What you need to do:
Print the lines of the listing below verbatim from its first line through the line bearing "import pandas as pd". Any pictures are to be omitted.

Dataset excerpts:
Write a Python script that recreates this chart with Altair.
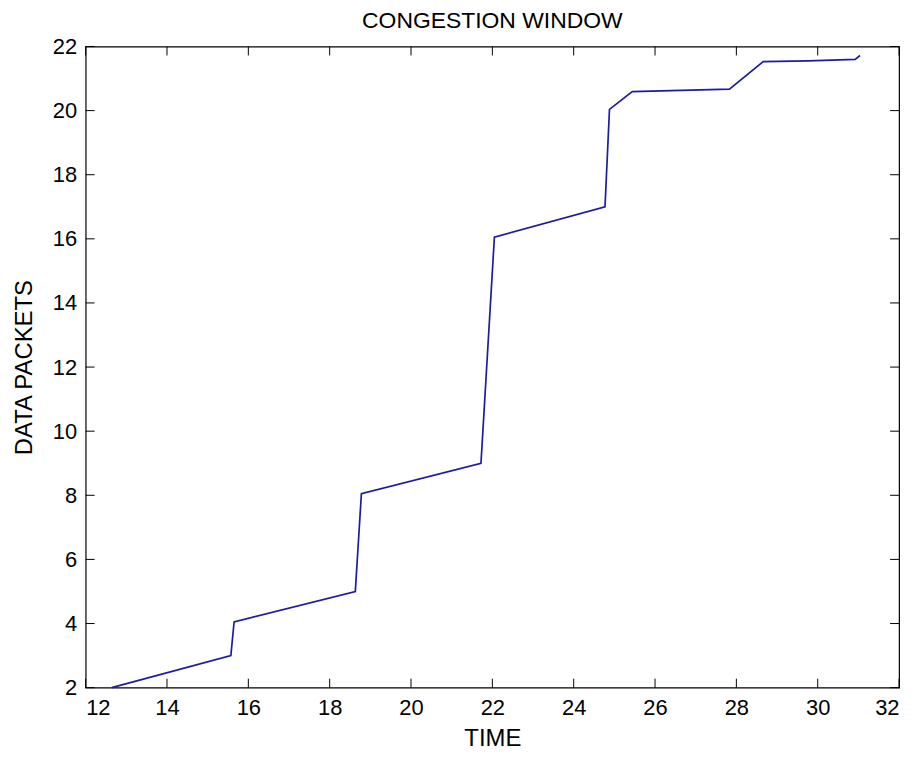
import altair as alt
import pandas as pd

# data
time_vals = [12.64, 15.57, 15.65, 18.63, 18.78, 21.72, 22.05, 24.77, 24.88, 25.44, 27.83, 28.66, 29.76, 30.92, 31.04]
packets = [2.0, 3.0, 4.05, 5.0, 8.05, 9.0, 16.05, 17.0, 20.04, 20.59, 20.67, 21.53, 21.55, 21.6, 21.72]
x_ticks = [12, 14, 16, 18, 20, 22, 24, 26, 28, 30, 32]
y_ticks = [2, 4, 6, 8, 10, 12, 14, 16, 18, 20, 22]

W, H = 817, 644
TL = 9
FONT = "Liberation Sans"

df = pd.DataFrame({"t": time_vals, "p": packets})
xt = pd.DataFrame({"v": x_ticks})
yt = pd.DataFrame({"v": y_ticks})

xscale = alt.Scale(domain=[12, 32], nice=False, zero=False)
yscale = alt.Scale(domain=[2, 22], nice=False, zero=False)

xaxis = alt.Axis(values=x_ticks, title="TIME", grid=False, domain=False, ticks=False,
                 labelPadding=10, titlePadding=8, format="d",
                 labelFontSize=22, titleFontSize=24, labelFont=FONT, titleFont=FONT,
                 labelColor="black", titleColor="black", titleFontWeight="normal")
yaxis = alt.Axis(values=y_ticks, title="DATA PACKETS", grid=False, domain=False, ticks=False,
                 labelPadding=9, titlePadding=16, format="d",
                 labelFontSize=22, titleFontSize=24, labelFont=FONT, titleFont=FONT,
                 labelColor="black", titleColor="black", titleFontWeight="normal")

line = alt.Chart(df).mark_line(color="#1c1ca0", strokeWidth=1.7).encode(
    x=alt.X("t:Q", scale=xscale, axis=xaxis),
    y=alt.Y("p:Q", scale=yscale, axis=yaxis),
    order=alt.Order("t:Q"),
)

# inward tick marks on all four sides
xb = alt.Chart(xt).mark_rule(color="black", strokeWidth=1).encode(
    x=alt.X("v:Q", scale=xscale), y=alt.value(H), y2=alt.value(H - TL))
xtop = alt.Chart(xt).mark_rule(color="black", strokeWidth=1).encode(
    x=alt.X("v:Q", scale=xscale), y=alt.value(0), y2=alt.value(TL))
yl = alt.Chart(yt).mark_rule(color="black", strokeWidth=1).encode(
    y=alt.Y("v:Q", scale=yscale), x=alt.value(0), x2=alt.value(TL))
yr = alt.Chart(yt).mark_rule(color="black", strokeWidth=1).encode(
    y=alt.Y("v:Q", scale=yscale), x=alt.value(W), x2=alt.value(W - TL))

chart = alt.layer(xb, xtop, yl, yr, line).properties(
    width=W, height=H,
    background="white",
    title=alt.TitleParams("CONGESTION WINDOW", fontSize=23, font=FONT, fontWeight="normal",
                          color="black", offset=3, anchor="middle"),
    autosize=alt.AutoSizeParams(type="none"),
    padding={"left": 78, "top": 37, "right": 12, "bottom": 68},
).configure_view(stroke="black", strokeWidth=1.2)

chart.save("out.html", embed_options={"renderer": "svg", "actions": False})
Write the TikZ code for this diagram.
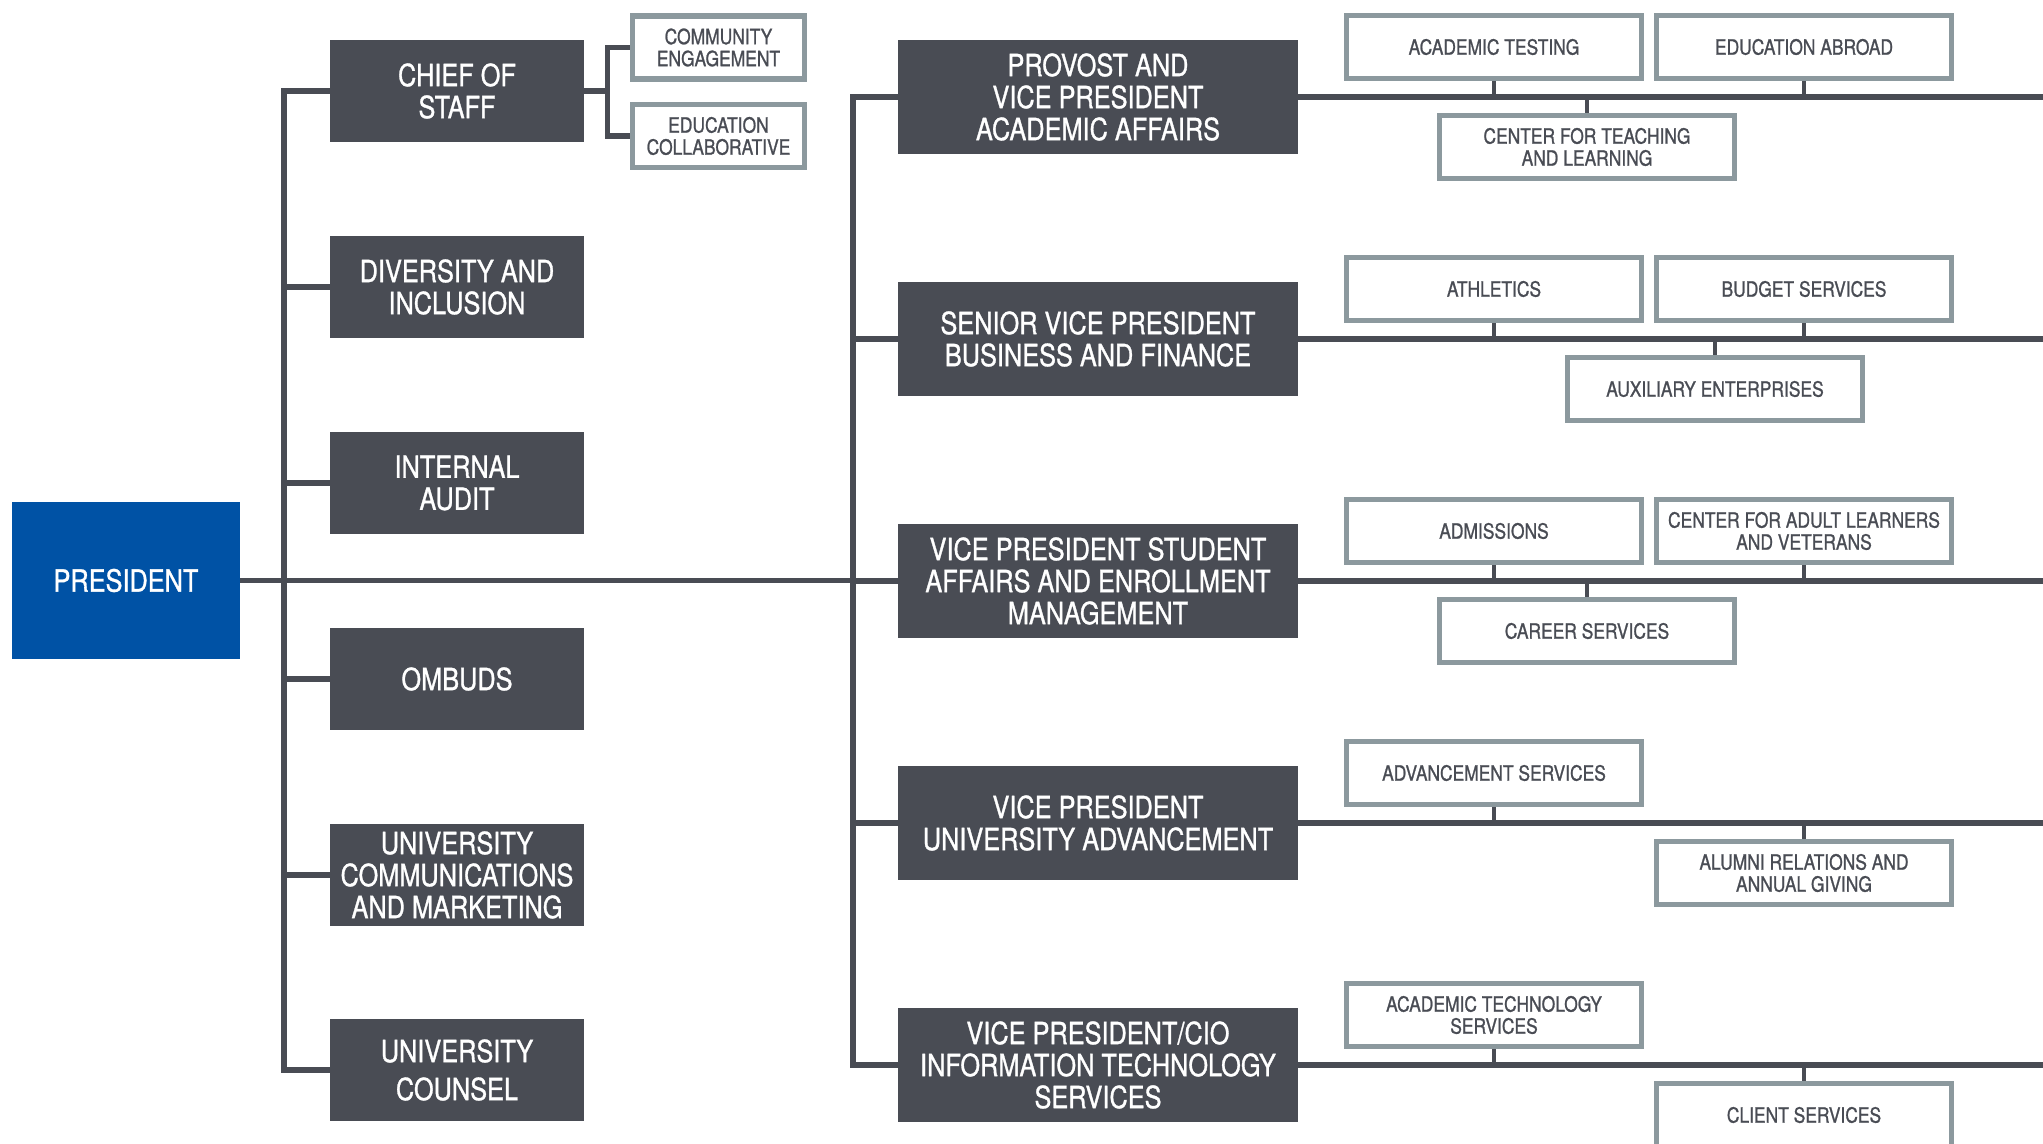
\documentclass[tikz,border=0pt]{standalone}
\usepackage{fontspec}
\setmainfont{TeX Gyre Heros}[FakeStretch=0.83,FakeBold=1]
\usetikzlibrary{positioning,backgrounds}
\definecolor{presblue}{HTML}{0052A5}
\definecolor{slate}{HTML}{494C54}
\definecolor{unitgray}{HTML}{8C999E}
\newcommand{\bigtxt}{\fontsize{15.25}{16}\selectfont}
\newcommand{\smalltxt}{\fontsize{10.5}{11}\selectfont}

\begin{document}
\begin{tikzpicture}[x=0.5pt,y=-0.5pt,on grid,
    every node/.style={align=center,inner sep=0pt},
    head/.style={fill=presblue,text=white,font=\bigtxt,minimum width=114pt,minimum height=78.5pt},
    office/.style={fill=slate,text=white,font=\bigtxt,minimum width=127pt,minimum height=51pt},
    vp/.style={fill=slate,text=white,font=\bigtxt,minimum width=200pt,minimum height=57pt},
    unit/.style={draw=unitgray,line width=2.65pt,fill=white,text=slate,font=\smalltxt,minimum width=147.8pt,minimum height=31.5pt},
    subunit/.style={unit,minimum width=85.9pt},
    wire/.style={draw=slate,line width=2.7pt,line cap=rect},
    stub/.style={draw=slate,line width=2pt}]
    \useasboundingbox (0,0) rectangle (2043,1144);

    \node[head] (pres) at (126,580.5) {PRESIDENT};

    \node[office] (cos) at (457,91) {CHIEF OF\\STAFF};
    \node[office] (div) [below=98pt of cos] {DIVERSITY AND\\INCLUSION};
    \node[office] (audit) [below=98pt of div] {INTERNAL\\AUDIT};
    \node[office] (ombuds) [below=98pt of audit] {OMBUDS};
    \node[office] (ucm) [below=98pt of ombuds] {UNIVERSITY\\COMMUNICATIONS\\AND MARKETING};
    \node[office] (counsel) [below=97.5pt of ucm] {UNIVERSITY\\[3pt]COUNSEL};

    \node[subunit] (ce) at (718.5,47.5) {COMMUNITY\\ENGAGEMENT};
    \node[subunit] (ecol) at (718.5,136) {EDUCATION\\COLLABORATIVE};

    \node[vp] (prov) at (1098,97) {PROVOST AND\\VICE PRESIDENT\\ACADEMIC AFFAIRS};
    \node[vp] (svp) [below=121pt of prov] {SENIOR VICE PRESIDENT\\BUSINESS AND FINANCE};
    \node[vp] (vpsa) [below=121pt of svp] {VICE PRESIDENT STUDENT\\AFFAIRS AND ENROLLMENT\\MANAGEMENT};
    \node[vp] (vpua) [below=121pt of vpsa] {VICE PRESIDENT\\UNIVERSITY ADVANCEMENT};
    \node[vp] (cio) [below=121pt of vpua] {VICE PRESIDENT/CIO\\INFORMATION TECHNOLOGY\\SERVICES};

    \node[unit] (test) [above right=25pt and 198pt of prov] {ACADEMIC TESTING};
    \node[unit] (abroad) [right=155pt of test] {EDUCATION ABROAD};
    \node[unit] (ctl) [below right=50pt and 46.5pt of test] {CENTER FOR TEACHING\\AND LEARNING};

    \node[unit] (ath) [above right=25pt and 198pt of svp] {ATHLETICS};
    \node[unit] (budget) [right=155pt of ath] {BUDGET SERVICES};
    \node[unit] (aux) [below right=50pt and 110.5pt of ath] {AUXILIARY ENTERPRISES};

    \node[unit] (adm) [above right=25pt and 198pt of vpsa] {ADMISSIONS};
    \node[unit] (adult) [right=155pt of adm] {CENTER FOR ADULT LEARNERS\\AND VETERANS};
    \node[unit] (career) [below right=50pt and 46.5pt of adm] {CAREER SERVICES};

    \node[unit] (advs) [above right=25pt and 198pt of vpua] {ADVANCEMENT SERVICES};
    \node[unit] (alumni) [below right=50pt and 155pt of advs] {ALUMNI RELATIONS AND\\ANNUAL GIVING};

    \node[unit] (ats) [above right=25pt and 198pt of cio] {ACADEMIC TECHNOLOGY\\SERVICES};
    \node[unit] (client) [below right=50pt and 155pt of ats] {CLIENT SERVICES};

    \begin{scope}[on background layer]
        \coordinate (lt) at (284,0);
        \coordinate (rt) at (853,0);
        \coordinate (edge) at (2043,0);
        \coordinate (fork) at (607.5,91);

        \draw[wire] (pres) -- (rt |- pres);
        \draw[wire] (lt |- cos) -- (lt |- counsel);
        \foreach \n in {cos,div,audit,ombuds,ucm,counsel}
            \draw[wire] (lt |- \n) -- (\n);

        \draw[wire] (cos) -- (fork);
        \draw[wire] (fork |- ce) -- (fork |- ecol);
        \draw[wire] (fork |- ce) -- (ce);
        \draw[wire] (fork |- ecol) -- (ecol);

        \draw[wire] (rt |- prov) -- (rt |- cio);
        \foreach \n in {prov,svp,vpsa,vpua,cio}
            \draw[wire] (rt |- \n) -- (edge |- \n);

        \foreach \u/\v in {test/prov,abroad/prov,ctl/prov,ath/svp,budget/svp,aux/svp,
                adm/vpsa,adult/vpsa,career/vpsa,advs/vpua,alumni/vpua,ats/cio,client/cio}
            \draw[stub] (\u) -- (\u |- \v);
    \end{scope}
\end{tikzpicture}
\end{document}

Full answer:
Write a Python script that recreates this chart with Altair.
import altair as alt
import pandas as pd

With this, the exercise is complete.